Fedison-Winder grew up across Canal Street, attending Sylvanie Williams Elementary, her grade school Uptown, on Martin Luther King Jr. Boulevard.
“I found this picture last night,” Fedison-Winder said, holding up a color photograph of her, her white gloves holding a trophy. It’s from her kindergarten Mardi Gras ball, when she was named queen.
She set it out on her desk, next to the photo of her father, whom she misses especially this time of year. Her eyes got full – “happy tears,” she said. Her dad lived a long life, into his eighties before passing away several years ago, while she was still a classroom teacher.
She is now in her second year as Plessy’s principal and she knows he would love seeing her in that role.
“I think he’d be really proud today,” she said, choking up a bit.
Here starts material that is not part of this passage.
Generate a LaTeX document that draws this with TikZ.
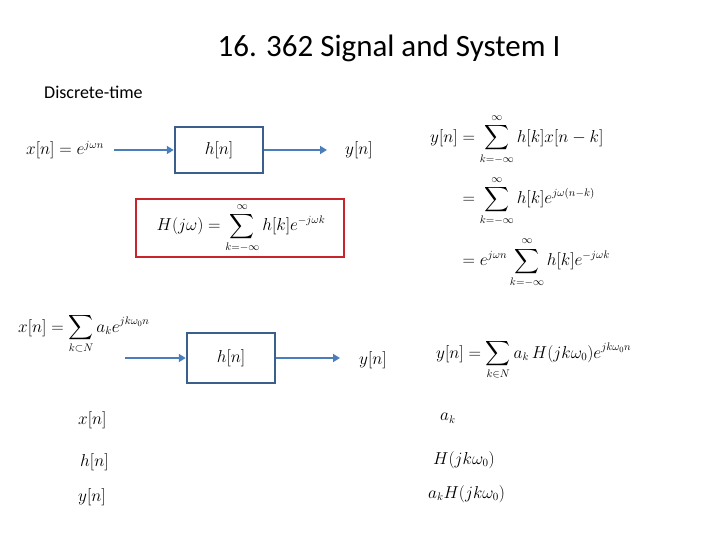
\documentclass[tikz,border=0pt]{standalone}
\usepackage{amsmath}
\usepackage{fontspec}
\setmainfont{Carlito}
\usetikzlibrary{arrows.meta}
\definecolor{arrowblue}{HTML}{4A7EBB}
\definecolor{boxblue}{HTML}{3A5F8C}
\definecolor{boxred}{HTML}{C8242B}
\tikzset{
  sysbox/.style={draw=boxblue, line width=2.5pt, minimum width=88pt, minimum height=46pt, inner sep=0pt, font=\fontsize{17}{20}\selectfont},
  sigarrow/.style={draw=arrowblue, line width=2.5pt, -{Triangle[length=7pt,width=8pt]}},
  eq/.style={inner sep=0pt, font=\fontsize{16}{19}\selectfont}
}
\begin{document}
\begin{tikzpicture}[x=1pt,y=-1pt]
\useasboundingbox (0,0) rectangle (720,540);
\node[inner sep=0pt, font=\fontsize{31}{36}\selectfont] (title) at (389,48) {16. 362 Signal and System I};
\node[inner sep=0pt, anchor=west, font=\fontsize{18}{21}\selectfont] (dt) at (44,92) {Discrete-time};

% first system
\node[eq, anchor=west] (x1) at (26,150) {$x[n]=e^{j\omega n}$};
\node[sysbox] (h1) at (219,150) {$h[n]$};
\node[eq, anchor=west] (y1) at (345,150) {$y[n]$};
\coordinate (a1) at (114,150);
\coordinate (b1) at (327,150);
\draw[sigarrow] (a1) -- (h1.west);
\draw[sigarrow] (h1.east) -- (b1);

% red box
\node[draw=boxred, line width=2.5pt, minimum width=208pt, minimum height=58pt, inner sep=0pt] (hr) at (240,228) {};
\node[eq] (Hjw) at (241,228) {$\displaystyle H(j\omega)=\sum_{k=-\infty}^{\infty}h[k]e^{-j\omega k}$};

% right equations
\node[eq, anchor=north west] (yeq) at (430,114) {$\begin{aligned}
y[n] &= \sum_{k=-\infty}^{\infty}h[k]x[n-k]\\[7pt]
&= \sum_{k=-\infty}^{\infty}h[k]e^{j\omega(n-k)}\\[7pt]
&= e^{j\omega n}\sum_{k=-\infty}^{\infty}h[k]e^{-j\omega k}
\end{aligned}$};

% second system
\node[eq, anchor=west] (x2) at (18,334) {$\displaystyle x[n]=\sum_{k\subset N}a_k e^{jk\omega_0 n}$};
\node[sysbox, minimum height=50pt] (h2) at (231,358) {$h[n]$};
\node[eq, anchor=west] (y2) at (359,360) {$y[n]$};
\coordinate (a2) at (125,358);
\coordinate (b2) at (340,358);
\draw[sigarrow] (a2) -- (h2.west);
\draw[sigarrow] (h2.east) -- (b2);
\node[eq, anchor=west] (y2eq) at (436,360) {$\displaystyle y[n]=\sum_{k\in N}a_k\, H(jk\omega_0)e^{jk\omega_0 n}$};

% bottom lists
\node[eq, anchor=west] (xl) at (78,420) {$x[n]$};
\node[eq, anchor=west] (hl) at (80,462) {$h[n]$};
\node[eq, anchor=west] (yl) at (78,497) {$y[n]$};
\node[eq, anchor=west] (al) at (440,418) {$a_k$};
\node[eq, anchor=west] (Hl) at (433,460) {$H(jk\omega_0)$};
\node[eq, anchor=west] (aHl) at (428,494) {$a_k H(jk\omega_0)$};
\end{tikzpicture}
\end{document}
As she walked out the North Tonti Street door, Fedison-Winder adjusted her feathered headpiece and made her way toward the school’s grandstand.
To the beat of the Plessy band, her students marched with brightly colored banners and sketched masks, all hand-colored alongside a giant painted Aladdin genie mascot, complete with dangling golden lamps. They entered the street on North Rocheblave Street from the school’s play-yard, then made three more turns, on D’Abadie, North Tonti, and Onzaga Streets.
Fedison-Winder stood by the front doors, announcing over a microphone. Afterward, the former kindergarten queen and her staff announced the school’s Carnival royalty — two students from each grade whose floats had been selected as exemplary by art teachers.
Then the band struck up again and Fedison-Winder danced, alongside her student body, their parents and grandparents and neighbors.
For generations now, decorated shoeboxes have spurred this level of joy.
The parade was even more beautiful than she had expected, Fedison-Winder said afterward, glancing over the happy faces in the crowd. “We hope today ignites everybody’s spirits and allows them to kick off their Mardi Gras weekend with style, fun and class,” she said.